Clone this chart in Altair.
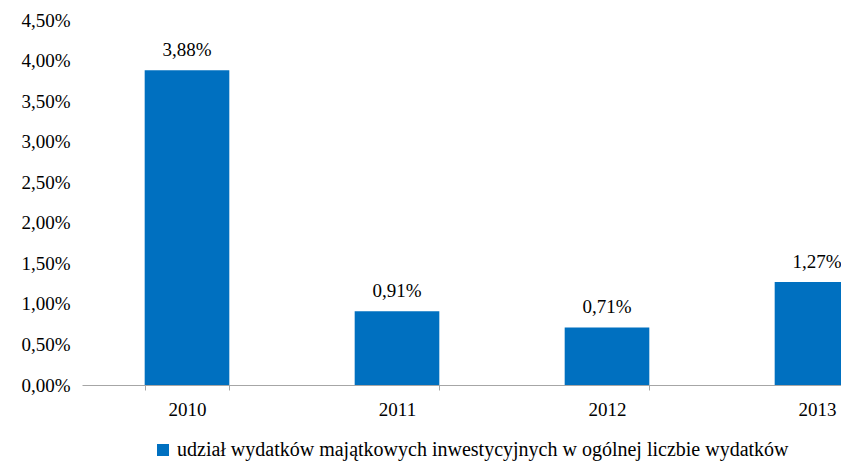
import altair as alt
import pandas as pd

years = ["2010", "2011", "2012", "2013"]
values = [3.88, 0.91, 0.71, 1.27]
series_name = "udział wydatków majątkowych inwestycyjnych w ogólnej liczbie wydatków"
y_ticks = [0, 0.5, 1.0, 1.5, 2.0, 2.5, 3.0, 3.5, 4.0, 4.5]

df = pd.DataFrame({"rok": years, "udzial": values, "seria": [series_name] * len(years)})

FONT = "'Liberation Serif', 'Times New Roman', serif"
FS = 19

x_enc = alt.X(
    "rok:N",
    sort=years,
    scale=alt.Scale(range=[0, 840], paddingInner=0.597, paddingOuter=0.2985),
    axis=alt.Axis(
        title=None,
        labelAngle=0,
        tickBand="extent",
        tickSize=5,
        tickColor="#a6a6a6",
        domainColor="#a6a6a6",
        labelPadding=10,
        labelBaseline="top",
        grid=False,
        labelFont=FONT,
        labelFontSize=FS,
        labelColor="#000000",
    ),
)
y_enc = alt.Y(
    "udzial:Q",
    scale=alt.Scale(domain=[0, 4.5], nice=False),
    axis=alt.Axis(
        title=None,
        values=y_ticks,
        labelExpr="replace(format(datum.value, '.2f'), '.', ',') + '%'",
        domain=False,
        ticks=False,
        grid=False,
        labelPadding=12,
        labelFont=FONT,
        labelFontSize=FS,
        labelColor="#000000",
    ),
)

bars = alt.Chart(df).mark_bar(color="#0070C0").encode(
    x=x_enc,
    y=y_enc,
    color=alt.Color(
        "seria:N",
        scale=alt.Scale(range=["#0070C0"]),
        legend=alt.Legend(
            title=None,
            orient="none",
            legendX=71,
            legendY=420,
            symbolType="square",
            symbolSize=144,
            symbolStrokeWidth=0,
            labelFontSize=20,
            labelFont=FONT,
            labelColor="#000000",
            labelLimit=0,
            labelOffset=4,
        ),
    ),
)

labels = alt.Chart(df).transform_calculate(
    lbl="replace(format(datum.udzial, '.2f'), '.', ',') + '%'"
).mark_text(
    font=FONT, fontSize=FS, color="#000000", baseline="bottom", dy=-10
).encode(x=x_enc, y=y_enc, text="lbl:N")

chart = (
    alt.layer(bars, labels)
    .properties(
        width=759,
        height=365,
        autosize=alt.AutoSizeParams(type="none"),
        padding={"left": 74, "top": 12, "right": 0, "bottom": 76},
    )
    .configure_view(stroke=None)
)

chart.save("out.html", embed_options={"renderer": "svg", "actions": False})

> **TASK PROMPT**
Write out each line again precisely as it appears, skipping every picture.

> **ANSWER TO THIS PROBLEM**
Clone this chart in Altair.
import altair as alt
import pandas as pd

years = ["2010", "2011", "2012", "2013"]
values = [3.88, 0.91, 0.71, 1.27]
series_name = "udział wydatków majątkowych inwestycyjnych w ogólnej liczbie wydatków"
y_ticks = [0, 0.5, 1.0, 1.5, 2.0, 2.5, 3.0, 3.5, 4.0, 4.5]

df = pd.DataFrame({"rok": years, "udzial": values, "seria": [series_name] * len(years)})

FONT = "'Liberation Serif', 'Times New Roman', serif"
FS = 19

x_enc = alt.X(
    "rok:N",
    sort=years,
    scale=alt.Scale(range=[0, 840], paddingInner=0.597, paddingOuter=0.2985),
    axis=alt.Axis(
        title=None,
        labelAngle=0,
        tickBand="extent",
        tickSize=5,
        tickColor="#a6a6a6",
        domainColor="#a6a6a6",
        labelPadding=10,
        labelBaseline="top",
        grid=False,
        labelFont=FONT,
        labelFontSize=FS,
        labelColor="#000000",
    ),
)
y_enc = alt.Y(
    "udzial:Q",
    scale=alt.Scale(domain=[0, 4.5], nice=False),
    axis=alt.Axis(
        title=None,
        values=y_ticks,
        labelExpr="replace(format(datum.value, '.2f'), '.', ',') + '%'",
        domain=False,
        ticks=False,
        grid=False,
        labelPadding=12,
        labelFont=FONT,
        labelFontSize=FS,
        labelColor="#000000",
    ),
)

bars = alt.Chart(df).mark_bar(color="#0070C0").encode(
    x=x_enc,
    y=y_enc,
    color=alt.Color(
        "seria:N",
        scale=alt.Scale(range=["#0070C0"]),
        legend=alt.Legend(
            title=None,
            orient="none",
            legendX=71,
            legendY=420,
            symbolType="square",
            symbolSize=144,
            symbolStrokeWidth=0,
            labelFontSize=20,
            labelFont=FONT,
            labelColor="#000000",
            labelLimit=0,
            labelOffset=4,
        ),
    ),
)

labels = alt.Chart(df).transform_calculate(
    lbl="replace(format(datum.udzial, '.2f'), '.', ',') + '%'"
).mark_text(
    font=FONT, fontSize=FS, color="#000000", baseline="bottom", dy=-10
).encode(x=x_enc, y=y_enc, text="lbl:N")

chart = (
    alt.layer(bars, labels)
    .properties(
        width=759,
        height=365,
        autosize=alt.AutoSizeParams(type="none"),
        padding={"left": 74, "top": 12, "right": 0, "bottom": 76},
    )
    .configure_view(stroke=None)
)

chart.save("out.html", embed_options={"renderer": "svg", "actions": False})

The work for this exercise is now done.